Task instructions
Would you transcribe the listing that follows, character for character, and omit its images?

Data section
___

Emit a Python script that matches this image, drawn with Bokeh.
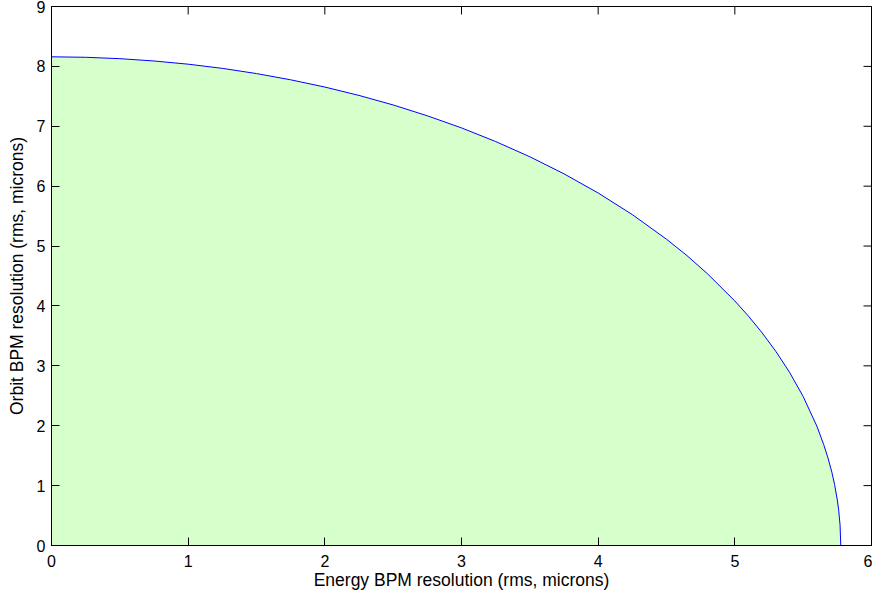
import math
from bokeh.plotting import figure
from bokeh.models import Range1d, FixedTicker
from bokeh.embed import file_html
from bokeh.resources import INLINE

# Boundary curve (rms, microns)
energy_res = [0.0, 0.25, 0.5, 0.75, 1.0, 1.25, 1.5, 1.75, 2.0, 2.25, 2.5, 2.75,
              3.0, 3.25, 3.5, 3.75, 4.0, 4.25, 4.5, 4.65, 4.8, 5.0, 5.1, 5.2,
              5.3, 5.4, 5.5, 5.6, 5.65, 5.68, 5.71, 5.73, 5.75, 5.76, 5.77, 5.775]
orbit_res = [8.16, 8.152, 8.129, 8.09, 8.037, 7.967, 7.880, 7.776, 7.655, 7.515,
             7.356, 7.175, 6.973, 6.745, 6.491, 6.206, 5.886, 5.525, 5.114, 4.840,
             4.537, 4.083, 3.829, 3.550, 3.242, 2.893, 2.488, 1.994, 1.687, 1.474,
             1.223, 1.017, 0.758, 0.588, 0.339, 0.0]
origin = (0.0, 0.0)

x_ticks = [0, 1, 2, 3, 4, 5, 6]
y_ticks = [0, 1, 2, 3, 4, 5, 6, 7, 8, 9]
x_lim = (0, 6)
y_lim = (0, 9)

FONT = "Liberation Sans"

p = figure(width=872, height=598, output_backend="svg", toolbar_location=None,
           x_range=Range1d(*x_lim), y_range=Range1d(*y_lim),
           min_border_left=51, min_border_right=1, min_border_top=6,
           min_border_bottom=53)
p.background_fill_color = "white"
p.border_fill_color = "white"
p.outline_line_color = "black"
p.outline_line_width = 1
p.grid.visible = False

px = [origin[0]] + energy_res
py = [origin[1]] + orbit_res
p.patch(px, py, fill_color="#d6ffcc", line_color="#0000ff", line_width=1)

# inward tick marks on the top and right edges (MATLAB box style)
p.scatter(x=x_ticks, y=[y_lim[1]] * len(x_ticks), marker="dash", size=16,
          angle=math.pi / 2, line_color="black", line_width=1)
p.scatter(x=[x_lim[1]] * len(y_ticks), y=y_ticks, marker="dash", size=16,
          line_color="black", line_width=1)


def style(ax, ticks):
    ax.ticker = FixedTicker(ticks=ticks)
    ax.minor_tick_line_color = None
    ax.major_tick_in = 8
    ax.major_tick_out = 0
    ax.axis_line_color = "black"
    ax.major_tick_line_color = "black"
    ax.major_label_text_font = FONT
    ax.major_label_text_color = "black"
    ax.major_label_text_font_size = "16px"
    ax.axis_label_text_font = FONT
    ax.axis_label_text_font_size = "17.5px"
    ax.axis_label_text_font_style = "normal"
    ax.axis_label_text_color = "black"


style(p.xaxis[0], x_ticks)
p.xaxis[0].axis_label = "Energy BPM resolution (rms, microns)"
p.xaxis[0].major_label_standoff = 9
p.xaxis[0].axis_label_standoff = 0

style(p.yaxis[0], y_ticks)
p.yaxis[0].axis_label = "Orbit BPM resolution (rms, microns)"
p.yaxis[0].major_label_standoff = 6
p.yaxis[0].axis_label_standoff = 7

open("out.html", "w").write(file_html(p, INLINE))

___

Exercise output
Emit a Python script that matches this image, drawn with Bokeh.
import math
from bokeh.plotting import figure
from bokeh.models import Range1d, FixedTicker
from bokeh.embed import file_html
from bokeh.resources import INLINE

# Boundary curve (rms, microns)
energy_res = [0.0, 0.25, 0.5, 0.75, 1.0, 1.25, 1.5, 1.75, 2.0, 2.25, 2.5, 2.75,
              3.0, 3.25, 3.5, 3.75, 4.0, 4.25, 4.5, 4.65, 4.8, 5.0, 5.1, 5.2,
              5.3, 5.4, 5.5, 5.6, 5.65, 5.68, 5.71, 5.73, 5.75, 5.76, 5.77, 5.775]
orbit_res = [8.16, 8.152, 8.129, 8.09, 8.037, 7.967, 7.880, 7.776, 7.655, 7.515,
             7.356, 7.175, 6.973, 6.745, 6.491, 6.206, 5.886, 5.525, 5.114, 4.840,
             4.537, 4.083, 3.829, 3.550, 3.242, 2.893, 2.488, 1.994, 1.687, 1.474,
             1.223, 1.017, 0.758, 0.588, 0.339, 0.0]
origin = (0.0, 0.0)

x_ticks = [0, 1, 2, 3, 4, 5, 6]
y_ticks = [0, 1, 2, 3, 4, 5, 6, 7, 8, 9]
x_lim = (0, 6)
y_lim = (0, 9)

FONT = "Liberation Sans"

p = figure(width=872, height=598, output_backend="svg", toolbar_location=None,
           x_range=Range1d(*x_lim), y_range=Range1d(*y_lim),
           min_border_left=51, min_border_right=1, min_border_top=6,
           min_border_bottom=53)
p.background_fill_color = "white"
p.border_fill_color = "white"
p.outline_line_color = "black"
p.outline_line_width = 1
p.grid.visible = False

px = [origin[0]] + energy_res
py = [origin[1]] + orbit_res
p.patch(px, py, fill_color="#d6ffcc", line_color="#0000ff", line_width=1)

# inward tick marks on the top and right edges (MATLAB box style)
p.scatter(x=x_ticks, y=[y_lim[1]] * len(x_ticks), marker="dash", size=16,
          angle=math.pi / 2, line_color="black", line_width=1)
p.scatter(x=[x_lim[1]] * len(y_ticks), y=y_ticks, marker="dash", size=16,
          line_color="black", line_width=1)


def style(ax, ticks):
    ax.ticker = FixedTicker(ticks=ticks)
    ax.minor_tick_line_color = None
    ax.major_tick_in = 8
    ax.major_tick_out = 0
    ax.axis_line_color = "black"
    ax.major_tick_line_color = "black"
    ax.major_label_text_font = FONT
    ax.major_label_text_color = "black"
    ax.major_label_text_font_size = "16px"
    ax.axis_label_text_font = FONT
    ax.axis_label_text_font_size = "17.5px"
    ax.axis_label_text_font_style = "normal"
    ax.axis_label_text_color = "black"


style(p.xaxis[0], x_ticks)
p.xaxis[0].axis_label = "Energy BPM resolution (rms, microns)"
p.xaxis[0].major_label_standoff = 9
p.xaxis[0].axis_label_standoff = 0

style(p.yaxis[0], y_ticks)
p.yaxis[0].axis_label = "Orbit BPM resolution (rms, microns)"
p.yaxis[0].major_label_standoff = 6
p.yaxis[0].axis_label_standoff = 7

open("out.html", "w").write(file_html(p, INLINE))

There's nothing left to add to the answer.